I follow “faith and doubt” as a topic. It is not an active topic so certain posts linger in the feed. One is a post entitled, “Zap them God! Break their Teeth! The Imprecatory Psalms.” For reasons that I couldn’t explain the title of this post caused me to laugh every time I read it. Today I checked the posts under the faith and doubt topic and there it was, still number three in the feed, and once again I laughed reading the words: “Zap them God! Break their Teeth!” But for the first time I decided to take a moment and analyze why this post title makes me laugh.
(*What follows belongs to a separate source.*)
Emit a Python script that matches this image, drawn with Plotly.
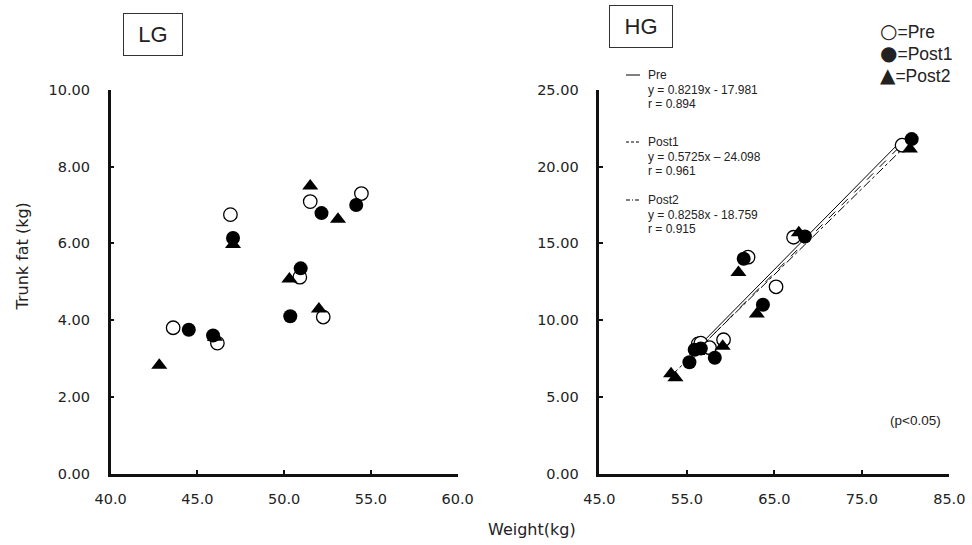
import numpy as np
import plotly.graph_objects as go

# ---------------- data ----------------
# LG group
lg_pre_x = [43.6, 46.9, 46.15, 50.9, 51.5, 52.25, 54.45]
lg_pre_y = [3.80, 6.75, 3.40, 5.12, 7.09, 4.08, 7.30]
lg_post1_x = [44.5, 45.9, 47.05, 50.35, 50.95, 52.15, 54.15]
lg_post1_y = [3.75, 3.60, 6.14, 4.10, 5.35, 6.79, 7.00]
lg_post2_x = [42.8, 46.0, 47.05, 50.3, 51.5, 52.0, 53.1]
lg_post2_y = [2.82, 3.55, 5.97, 5.07, 7.50, 4.29, 6.63]

# HG group
hg_pre_x = [56.3, 56.6, 57.6, 59.2, 62.0, 65.2, 67.2, 79.6]
hg_pre_y = [8.45, 8.50, 8.20, 8.72, 14.10, 12.17, 15.40, 21.40]
hg_post1_x = [55.3, 55.9, 56.6, 58.2, 61.5, 63.7, 68.5, 80.7]
hg_post1_y = [7.25, 8.07, 8.15, 7.55, 14.00, 11.00, 15.45, 21.80]
hg_post2_x = [53.2, 53.7, 56.2, 59.1, 60.9, 63.0, 67.8, 80.5]
hg_post2_y = [6.50, 6.25, 7.95, 8.30, 13.10, 10.40, 15.70, 21.15]

lg_xticks = [40, 45, 50, 55, 60]
lg_yticks = [0, 2, 4, 6, 8, 10]
hg_xticks = [45, 55, 65, 75, 85]
hg_yticks = [0, 5, 10, 15, 20, 25]

reg_labels = ["Pre", "Post1", "Post2"]
reg_eqs = ["y = 0.8219x - 17.981", "y = 0.5725x \u2013 24.098", "y = 0.8258x - 18.759"]
reg_rs = ["r = 0.894", "r = 0.961", "r = 0.915"]

W, H = 972, 545


def px(x):
    return x / W


def py(y):
    return 1 - y / H


fig = go.Figure()

open_marker = dict(symbol="circle", size=13.5, color="white", line=dict(width=1.3, color="black"))
fill_marker = dict(symbol="circle", size=14, color="black")
tri_marker = dict(symbol="triangle-up", size=14, color="black")

# LG scatter
fig.add_trace(go.Scatter(x=lg_pre_x, y=lg_pre_y, mode="markers", marker=open_marker, xaxis="x", yaxis="y"))
fig.add_trace(go.Scatter(x=lg_post2_x, y=lg_post2_y, mode="markers", marker=tri_marker, xaxis="x", yaxis="y"))
fig.add_trace(go.Scatter(x=lg_post1_x, y=lg_post1_y, mode="markers", marker=fill_marker, xaxis="x", yaxis="y"))

# HG trend lines (least squares on each series)
for xs, ys, dash in [(hg_pre_x, hg_pre_y, "solid"), (hg_post1_x, hg_post1_y, "dash"), (hg_post2_x, hg_post2_y, "dashdot")]:
    xs_a = np.array(xs)
    m, b = np.polyfit(xs_a, np.array(ys), 1)
    xl = np.array([xs_a.min(), xs_a.max()])
    fig.add_trace(go.Scatter(x=xl, y=m * xl + b, mode="lines", line=dict(color="black", width=1, dash=dash), xaxis="x2", yaxis="y2"))

# HG scatter
fig.add_trace(go.Scatter(x=hg_pre_x, y=hg_pre_y, mode="markers", marker=open_marker, xaxis="x2", yaxis="y2"))
fig.add_trace(go.Scatter(x=hg_post2_x, y=hg_post2_y, mode="markers", marker=tri_marker, xaxis="x2", yaxis="y2"))
fig.add_trace(go.Scatter(x=hg_post1_x, y=hg_post1_y, mode="markers", marker=fill_marker, xaxis="x2", yaxis="y2"))

tickfont = dict(family="DejaVu Sans", size=14.5, color="#222")
axis_common = dict(showgrid=False, zeroline=False, showline=True, linecolor="#111", linewidth=2.5,
                   ticks="inside", ticklen=4, tickwidth=2, tickcolor="#111", tickfont=tickfont,
                   automargin=False)

ydom = [py(473.5), py(90)]
fig.update_layout(
    template="none",
    width=W, height=H,
    margin=dict(l=0, r=0, t=0, b=0, autoexpand=False),
    paper_bgcolor="white", plot_bgcolor="rgba(0,0,0,0)",
    showlegend=False,
    xaxis=dict(domain=[px(110.7), px(457.7)], range=[40, 60], tickvals=lg_xticks,
               ticktext=[f"{v:.1f}" for v in lg_xticks], anchor="y", ticklabelstandoff=10, **axis_common),
    yaxis=dict(domain=ydom, range=[0, 10], tickvals=lg_yticks,
               ticktext=[f"{v:.2f}" for v in lg_yticks], anchor="x", ticklabelstandoff=15, **axis_common),
    xaxis2=dict(domain=[px(599.3), px(949.3)], range=[45, 85], tickvals=hg_xticks,
                ticktext=[f"{v:.1f}" for v in hg_xticks], anchor="y2", ticklabelstandoff=10, **axis_common),
    yaxis2=dict(domain=ydom, range=[0, 25], tickvals=hg_yticks,
                ticktext=[f"{v:.2f}" for v in hg_yticks], anchor="x2", ticklabelstandoff=15, **axis_common),
)

ann = []


def add_text(x, y, text, size, family="Liberation Sans, Arial", xanchor="center", **kw):
    ann.append(dict(x=px(x), y=py(y), xref="paper", yref="paper", text=text, showarrow=False,
                    xanchor=xanchor, yanchor="middle",
                    font=dict(family=family, size=size, color="#222"), **kw))


# group boxes
add_text(152.5, 34, "LG", 22, bordercolor="#333", borderwidth=1, width=56, height=39, borderpad=1)
add_text(641, 26, "HG", 22, bordercolor="#333", borderwidth=1, width=60, height=39, borderpad=1)

# symbol legend
sym = ["\u25CB", "\u25CF", "\u25B2"]
names = ["Pre", "Post1", "Post2"]
for i in range(3):
    add_text(878, 31 + 22 * i,
             f"<span style='font-family:DejaVu Sans;font-size:20px'>{sym[i]}</span>={names[i]}",
             17.5, xanchor="left")

# regression labels
ys0 = [75, 142, 200]
dash_shapes = ["solid", "3px,2px", "4px,2px,1px,2px"]
for i in range(3):
    y0 = ys0[i]
    add_text(645.5, y0, reg_labels[i], 12, xanchor="left")
    add_text(645.5, y0 + 14.5, reg_eqs[i], 12, xanchor="left")
    add_text(645.5, y0 + 28.8, reg_rs[i], 12, xanchor="left")
    fig.add_shape(type="line", xref="paper", yref="paper", x0=px(626), x1=px(640), y0=py(y0), y1=py(y0),
                  line=dict(color="black", width=1, dash=dash_shapes[i]))

add_text(915.5, 420, "(p<0.05)", 13.5)

# axis titles
add_text(21.5, 257, "Trunk fat (kg)", 16, family="DejaVu Sans", textangle=-90)
add_text(531.5, 529, "Weight(kg)", 16, family="DejaVu Sans")

fig.update_layout(annotations=ann)
fig.write_html("out.html")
It comes down to this, I think. We humans are ego-driven beings. We want justice when our fragile egos are offended. Now, I can’t walk up to an offender and break his teeth, at least not with a moral conscience and without impending arrest. So, I ask God to do it for me. After all, if God does it then it must be just. And God will surely do it because he loves me and wants for me all that I desire, including harming or embarrassing some person who caused me to have a clear moment of realization about myself, or in some other way wronged me whether actual or according to my own perception of the events.
I once worked with a devout Christian woman who prayed for God’s punishment upon anyone who upset her. She prayed that their projects would fail; that they would be fired or for some other embarrassing act to occur that would make her feel vindicated and justified against the wrong they had committed toward her. What she felt unpowered to do she called upon God to do for her. To be clear, my reaction to the title has nothing to do with the content of the post. I am simply reacting to words which I identify with the absurdity of the human ego like that of my coworker and those like her.
Over the years I have managed to obtain a small bit of self-wisdom. I know that “this too shall pass and tomorrow is another day”, a better day most likely. I also know that occasionally I need someone to slap me in the face with the truth because my view of the truth can sometimes be rather skewered. Do I want to break teeth at times? Yes. Like the Psalmist, and every being that existed between his time and mine, I am human with a frailty of emotion and exalted sense of self.
In the post the author seems to be trying to reconcile a loving god with what some perceive as a troublesome verse, an exercise that must be conducted if someone believes that God wrote the bible. To respond to the content of the post I will say that it is not a problem for me as someone who considers the bible a man written text. I understand that such troublesome verses were written by people, like my coworker, who wanted to receive justice through the implied might of God. But I do appreciate the title and being able to enjoy a moment of levity when I read, “Zap them God, Break their teeth!”